Some Generalizations of Fedorchuk Duality Theorem -- I

TL;DR

This paper extends Fedorchuk's duality theorem to four categories of locally compact Hausdorff spaces with various classes of morphisms, establishing new Stone-type dualities and equivalences for these categories.

Contribution

It generalizes Fedorchuk's duality theorem to multiple categories with different morphisms, including a duality for all compact Hausdorff spaces with open maps.

Findings

Proves duality theorems for four categories of locally compact Hausdorff spaces.

Establishes equivalence theorems for these categories.

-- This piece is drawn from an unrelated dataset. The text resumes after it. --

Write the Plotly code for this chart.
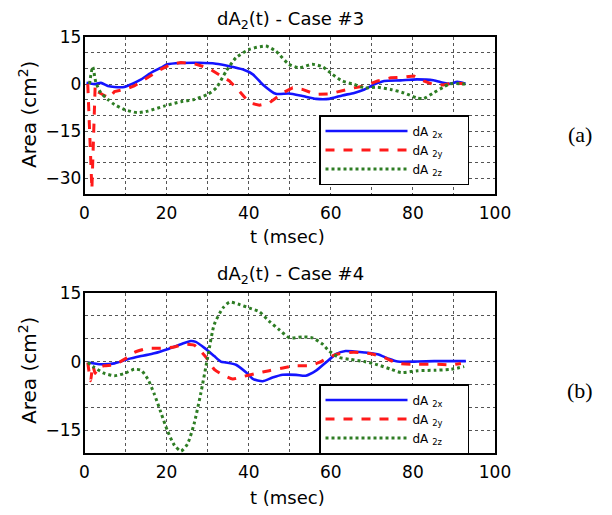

Provides versions for subcategories of connected spaces.

Abstract

Generalizing Duality Theorem of V. V. Fedorchuk, we prove Stone-type duality theorems for the following four categories: all of them have as objects the locally compact Hausdorff spaces, and their morphisms are, respectively, the continuous skeletal maps, the quasi-open perfect maps, the open maps, the open perfect maps. In particular, a Stone-type duality theorem for the category of all compact Hausdorff spaces and all open maps between them is proved. We also obtain equivalence theorems for these four categories. The versions of these theorems for the full subcategories of these categories having as objects all locally compact connected Hausdorff spaces are formulated as well.